2 操体の設計図
人間は、自分の頭の中に無いものを創り出すことは出来ないだろうと思う。操体も、橋本師が自分の中に在るものを表現して来たプロセスである。敢えてプロセスと書いたのは、橋本師御自身も時代によって変化され、それに伴なって操体も進化してきたからである。
鋳型があって、それにうまくはまるものがあれば鋳物が出来る。DNAとm-RNAによるタンパク合成を想起させる。
橋本師は、疾患現象に伴なう生体の歪を正すことにより治療が可能である、と考えた。というよりも、信念を持たれた。しかし、それが揺いだ時もあったことを告白しておられる。「(前略)その経験により、基礎構造のもつ可能性への信頼が誇大妄想ではなかった実験をすることができました。(後略)」(「生体の歪を正す」)
橋本師は初め、正体術に工夫を加えた方法で自己の医学を表現された。しかし、“つらい方から楽な方へ”という問いかけでは方では、動診を通せない患者も増えてきて、間に合わなくなってきた。1980年代の初め頃より「気持ち良さで治るんだ。」ということを口にされる様になった。この頃に何かエポックメイキングな事件があったのではないか?
晩年の橋本師は、超古代文字である「秀真伝(ホツマツタエ)」や「相似象」を研究されていた。それらの中に「気持ちの良さで治る」という一節が在ったのではないか、と筆者は想定している。(今後の研究を待ちたい。)

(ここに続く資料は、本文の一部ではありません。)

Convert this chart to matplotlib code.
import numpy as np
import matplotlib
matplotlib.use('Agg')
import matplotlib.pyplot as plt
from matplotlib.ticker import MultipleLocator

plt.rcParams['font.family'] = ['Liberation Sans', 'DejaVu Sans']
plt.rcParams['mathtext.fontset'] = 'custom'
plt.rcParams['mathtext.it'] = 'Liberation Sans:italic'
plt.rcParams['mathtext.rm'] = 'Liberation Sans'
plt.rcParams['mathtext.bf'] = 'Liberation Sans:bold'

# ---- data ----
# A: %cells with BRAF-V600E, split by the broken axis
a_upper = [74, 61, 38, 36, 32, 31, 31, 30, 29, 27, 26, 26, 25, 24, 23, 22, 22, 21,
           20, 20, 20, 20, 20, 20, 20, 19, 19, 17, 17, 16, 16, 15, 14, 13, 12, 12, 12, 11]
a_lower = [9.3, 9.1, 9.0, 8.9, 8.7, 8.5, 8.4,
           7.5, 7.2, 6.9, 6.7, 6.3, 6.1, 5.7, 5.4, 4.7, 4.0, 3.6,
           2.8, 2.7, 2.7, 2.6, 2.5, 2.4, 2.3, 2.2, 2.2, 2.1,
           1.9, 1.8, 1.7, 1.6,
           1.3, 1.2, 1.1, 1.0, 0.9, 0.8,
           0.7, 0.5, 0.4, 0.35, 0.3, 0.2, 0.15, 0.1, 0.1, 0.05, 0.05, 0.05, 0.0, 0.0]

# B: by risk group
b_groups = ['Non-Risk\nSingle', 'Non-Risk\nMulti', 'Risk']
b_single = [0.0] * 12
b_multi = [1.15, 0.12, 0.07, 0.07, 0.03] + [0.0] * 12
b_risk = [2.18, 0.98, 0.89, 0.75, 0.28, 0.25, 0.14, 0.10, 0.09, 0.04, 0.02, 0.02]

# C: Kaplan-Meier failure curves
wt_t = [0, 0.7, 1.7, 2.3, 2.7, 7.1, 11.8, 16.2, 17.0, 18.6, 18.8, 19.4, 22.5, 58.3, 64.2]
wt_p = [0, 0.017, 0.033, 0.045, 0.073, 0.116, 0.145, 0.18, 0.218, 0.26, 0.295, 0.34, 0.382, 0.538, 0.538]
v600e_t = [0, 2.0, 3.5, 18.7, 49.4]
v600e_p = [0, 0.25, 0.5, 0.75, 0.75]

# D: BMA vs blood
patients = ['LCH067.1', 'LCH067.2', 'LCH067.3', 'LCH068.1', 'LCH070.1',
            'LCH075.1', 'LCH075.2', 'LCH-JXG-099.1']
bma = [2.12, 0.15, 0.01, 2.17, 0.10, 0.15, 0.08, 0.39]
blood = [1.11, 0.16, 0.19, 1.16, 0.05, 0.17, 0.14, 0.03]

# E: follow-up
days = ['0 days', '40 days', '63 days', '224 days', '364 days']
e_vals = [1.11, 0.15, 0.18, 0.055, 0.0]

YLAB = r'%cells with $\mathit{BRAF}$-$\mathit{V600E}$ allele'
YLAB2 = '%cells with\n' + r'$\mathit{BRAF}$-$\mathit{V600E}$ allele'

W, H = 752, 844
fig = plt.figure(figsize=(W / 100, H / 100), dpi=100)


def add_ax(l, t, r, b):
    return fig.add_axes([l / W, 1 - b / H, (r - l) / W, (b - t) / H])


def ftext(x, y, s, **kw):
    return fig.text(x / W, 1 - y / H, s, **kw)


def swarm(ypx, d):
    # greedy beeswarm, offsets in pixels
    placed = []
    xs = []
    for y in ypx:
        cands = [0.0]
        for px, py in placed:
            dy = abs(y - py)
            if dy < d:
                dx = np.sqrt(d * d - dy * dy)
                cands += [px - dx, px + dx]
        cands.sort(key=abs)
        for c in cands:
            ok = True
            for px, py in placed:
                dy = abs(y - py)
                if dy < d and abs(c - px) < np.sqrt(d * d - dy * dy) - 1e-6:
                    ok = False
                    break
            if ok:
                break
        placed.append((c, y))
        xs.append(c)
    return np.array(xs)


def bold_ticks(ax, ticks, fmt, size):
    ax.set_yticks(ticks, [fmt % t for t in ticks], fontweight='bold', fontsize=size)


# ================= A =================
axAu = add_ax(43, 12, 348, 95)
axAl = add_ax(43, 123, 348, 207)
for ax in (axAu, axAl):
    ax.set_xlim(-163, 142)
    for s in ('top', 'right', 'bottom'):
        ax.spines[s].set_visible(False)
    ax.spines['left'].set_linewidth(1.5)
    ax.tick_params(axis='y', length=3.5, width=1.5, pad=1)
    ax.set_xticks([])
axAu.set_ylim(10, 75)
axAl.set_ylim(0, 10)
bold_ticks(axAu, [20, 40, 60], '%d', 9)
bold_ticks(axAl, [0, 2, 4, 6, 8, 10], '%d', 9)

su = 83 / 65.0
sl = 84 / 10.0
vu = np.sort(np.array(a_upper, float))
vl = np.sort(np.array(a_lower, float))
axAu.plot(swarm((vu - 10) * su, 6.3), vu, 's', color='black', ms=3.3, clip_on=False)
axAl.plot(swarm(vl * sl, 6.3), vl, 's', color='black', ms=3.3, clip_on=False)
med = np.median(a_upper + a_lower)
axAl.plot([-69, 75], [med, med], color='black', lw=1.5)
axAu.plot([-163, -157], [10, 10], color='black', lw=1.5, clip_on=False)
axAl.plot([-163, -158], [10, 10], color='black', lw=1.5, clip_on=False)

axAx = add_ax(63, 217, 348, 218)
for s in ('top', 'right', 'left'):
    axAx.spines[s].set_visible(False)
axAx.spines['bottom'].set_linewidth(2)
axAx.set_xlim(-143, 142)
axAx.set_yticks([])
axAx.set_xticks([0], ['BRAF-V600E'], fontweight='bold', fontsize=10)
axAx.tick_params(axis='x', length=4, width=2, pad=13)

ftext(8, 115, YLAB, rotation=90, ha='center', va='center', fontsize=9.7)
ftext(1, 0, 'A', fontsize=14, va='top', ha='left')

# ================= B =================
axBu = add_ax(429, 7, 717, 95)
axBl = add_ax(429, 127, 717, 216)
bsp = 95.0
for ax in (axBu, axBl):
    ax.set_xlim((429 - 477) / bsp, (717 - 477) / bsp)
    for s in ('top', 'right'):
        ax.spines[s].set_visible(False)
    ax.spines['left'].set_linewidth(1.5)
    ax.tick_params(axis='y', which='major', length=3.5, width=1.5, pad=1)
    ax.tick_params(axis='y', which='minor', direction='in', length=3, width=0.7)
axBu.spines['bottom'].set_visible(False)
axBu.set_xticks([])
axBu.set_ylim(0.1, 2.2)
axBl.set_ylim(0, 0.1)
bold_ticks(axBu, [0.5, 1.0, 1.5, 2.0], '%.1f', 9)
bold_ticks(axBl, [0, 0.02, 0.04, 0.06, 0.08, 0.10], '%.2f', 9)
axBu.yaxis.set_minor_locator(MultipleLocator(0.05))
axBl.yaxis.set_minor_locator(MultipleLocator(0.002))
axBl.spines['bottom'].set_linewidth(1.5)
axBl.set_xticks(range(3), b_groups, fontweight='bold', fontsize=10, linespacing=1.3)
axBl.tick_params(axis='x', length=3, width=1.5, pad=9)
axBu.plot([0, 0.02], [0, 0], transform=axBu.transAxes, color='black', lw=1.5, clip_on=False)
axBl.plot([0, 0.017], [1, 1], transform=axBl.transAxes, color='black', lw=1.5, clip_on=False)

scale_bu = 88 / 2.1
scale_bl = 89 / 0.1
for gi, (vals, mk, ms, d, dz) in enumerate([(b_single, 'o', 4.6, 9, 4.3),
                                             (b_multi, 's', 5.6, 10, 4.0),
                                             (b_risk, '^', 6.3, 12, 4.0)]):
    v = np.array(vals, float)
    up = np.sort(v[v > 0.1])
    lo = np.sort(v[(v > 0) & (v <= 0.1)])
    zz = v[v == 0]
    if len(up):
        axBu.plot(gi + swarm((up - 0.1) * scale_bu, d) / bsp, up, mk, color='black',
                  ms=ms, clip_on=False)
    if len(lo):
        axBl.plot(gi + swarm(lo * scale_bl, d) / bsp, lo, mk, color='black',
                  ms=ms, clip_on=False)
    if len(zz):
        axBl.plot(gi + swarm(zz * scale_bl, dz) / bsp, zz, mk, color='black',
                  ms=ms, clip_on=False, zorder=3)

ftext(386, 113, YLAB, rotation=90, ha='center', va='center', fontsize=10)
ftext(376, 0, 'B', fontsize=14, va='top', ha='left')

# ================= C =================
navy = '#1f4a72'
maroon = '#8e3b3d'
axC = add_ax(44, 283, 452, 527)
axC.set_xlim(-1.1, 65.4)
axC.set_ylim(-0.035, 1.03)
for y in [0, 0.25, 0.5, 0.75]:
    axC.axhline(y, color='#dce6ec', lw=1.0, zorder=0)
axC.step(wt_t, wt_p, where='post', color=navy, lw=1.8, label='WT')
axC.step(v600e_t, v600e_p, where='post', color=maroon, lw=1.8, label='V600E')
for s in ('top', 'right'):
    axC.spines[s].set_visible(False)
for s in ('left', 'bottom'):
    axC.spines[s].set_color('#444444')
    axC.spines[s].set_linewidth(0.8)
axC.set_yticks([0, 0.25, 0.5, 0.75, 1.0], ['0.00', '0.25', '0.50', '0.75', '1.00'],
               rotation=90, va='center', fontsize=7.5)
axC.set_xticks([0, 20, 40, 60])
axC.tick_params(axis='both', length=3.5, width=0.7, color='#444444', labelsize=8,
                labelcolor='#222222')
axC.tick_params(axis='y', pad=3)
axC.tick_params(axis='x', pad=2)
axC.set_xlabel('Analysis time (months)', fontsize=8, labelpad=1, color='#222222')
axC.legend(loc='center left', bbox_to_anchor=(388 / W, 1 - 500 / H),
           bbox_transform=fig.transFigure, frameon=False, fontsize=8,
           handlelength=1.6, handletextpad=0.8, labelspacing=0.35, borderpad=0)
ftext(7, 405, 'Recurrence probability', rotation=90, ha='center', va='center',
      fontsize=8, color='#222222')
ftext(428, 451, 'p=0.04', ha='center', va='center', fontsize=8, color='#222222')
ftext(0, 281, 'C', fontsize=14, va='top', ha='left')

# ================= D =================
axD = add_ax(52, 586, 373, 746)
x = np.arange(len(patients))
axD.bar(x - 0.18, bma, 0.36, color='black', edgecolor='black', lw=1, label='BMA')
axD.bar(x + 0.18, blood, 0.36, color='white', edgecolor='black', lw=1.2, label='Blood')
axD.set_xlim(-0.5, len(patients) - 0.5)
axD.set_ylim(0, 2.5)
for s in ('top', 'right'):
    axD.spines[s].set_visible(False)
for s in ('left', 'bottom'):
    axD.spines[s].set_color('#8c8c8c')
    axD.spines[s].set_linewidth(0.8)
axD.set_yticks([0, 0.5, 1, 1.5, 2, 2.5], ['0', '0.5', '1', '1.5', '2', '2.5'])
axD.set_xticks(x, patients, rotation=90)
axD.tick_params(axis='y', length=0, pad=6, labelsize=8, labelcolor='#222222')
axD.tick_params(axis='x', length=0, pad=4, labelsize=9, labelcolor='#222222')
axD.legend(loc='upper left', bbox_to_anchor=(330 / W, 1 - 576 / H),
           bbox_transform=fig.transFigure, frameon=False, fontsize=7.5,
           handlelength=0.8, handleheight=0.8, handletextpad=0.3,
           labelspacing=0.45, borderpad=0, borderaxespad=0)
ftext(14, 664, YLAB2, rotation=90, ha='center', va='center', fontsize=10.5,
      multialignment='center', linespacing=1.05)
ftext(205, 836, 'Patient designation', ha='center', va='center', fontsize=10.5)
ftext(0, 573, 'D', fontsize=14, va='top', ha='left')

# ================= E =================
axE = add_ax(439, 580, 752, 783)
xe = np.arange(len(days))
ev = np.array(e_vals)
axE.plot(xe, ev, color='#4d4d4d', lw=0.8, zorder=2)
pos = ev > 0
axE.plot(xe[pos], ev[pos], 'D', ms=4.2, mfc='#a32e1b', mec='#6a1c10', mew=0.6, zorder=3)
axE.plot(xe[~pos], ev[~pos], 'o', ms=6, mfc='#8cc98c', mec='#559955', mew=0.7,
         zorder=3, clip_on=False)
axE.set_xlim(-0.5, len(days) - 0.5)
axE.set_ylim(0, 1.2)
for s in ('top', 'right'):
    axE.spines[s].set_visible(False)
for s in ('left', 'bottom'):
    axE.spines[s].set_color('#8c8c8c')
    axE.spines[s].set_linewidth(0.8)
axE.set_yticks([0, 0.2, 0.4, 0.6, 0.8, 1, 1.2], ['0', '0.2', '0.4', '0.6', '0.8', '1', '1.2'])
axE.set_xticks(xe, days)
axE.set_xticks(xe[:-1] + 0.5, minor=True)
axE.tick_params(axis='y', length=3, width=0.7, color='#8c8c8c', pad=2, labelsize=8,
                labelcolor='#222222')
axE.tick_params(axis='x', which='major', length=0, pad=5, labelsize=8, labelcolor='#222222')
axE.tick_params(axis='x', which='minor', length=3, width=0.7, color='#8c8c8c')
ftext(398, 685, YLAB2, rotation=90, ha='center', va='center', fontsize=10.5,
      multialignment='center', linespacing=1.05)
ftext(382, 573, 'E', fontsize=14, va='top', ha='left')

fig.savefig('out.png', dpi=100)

「快をききわけさせて、快を味わう」という新たなコンセプトを加味するところまで到達しながらも、残念ながら、橋本師には生命時間が足りなかった。80歳を過ぎてから身体的に不自由になられて、1983年には引退され、具体的な方法については、見守りアドヴァイスを与えながら後代(三浦先生、今先生)に託された。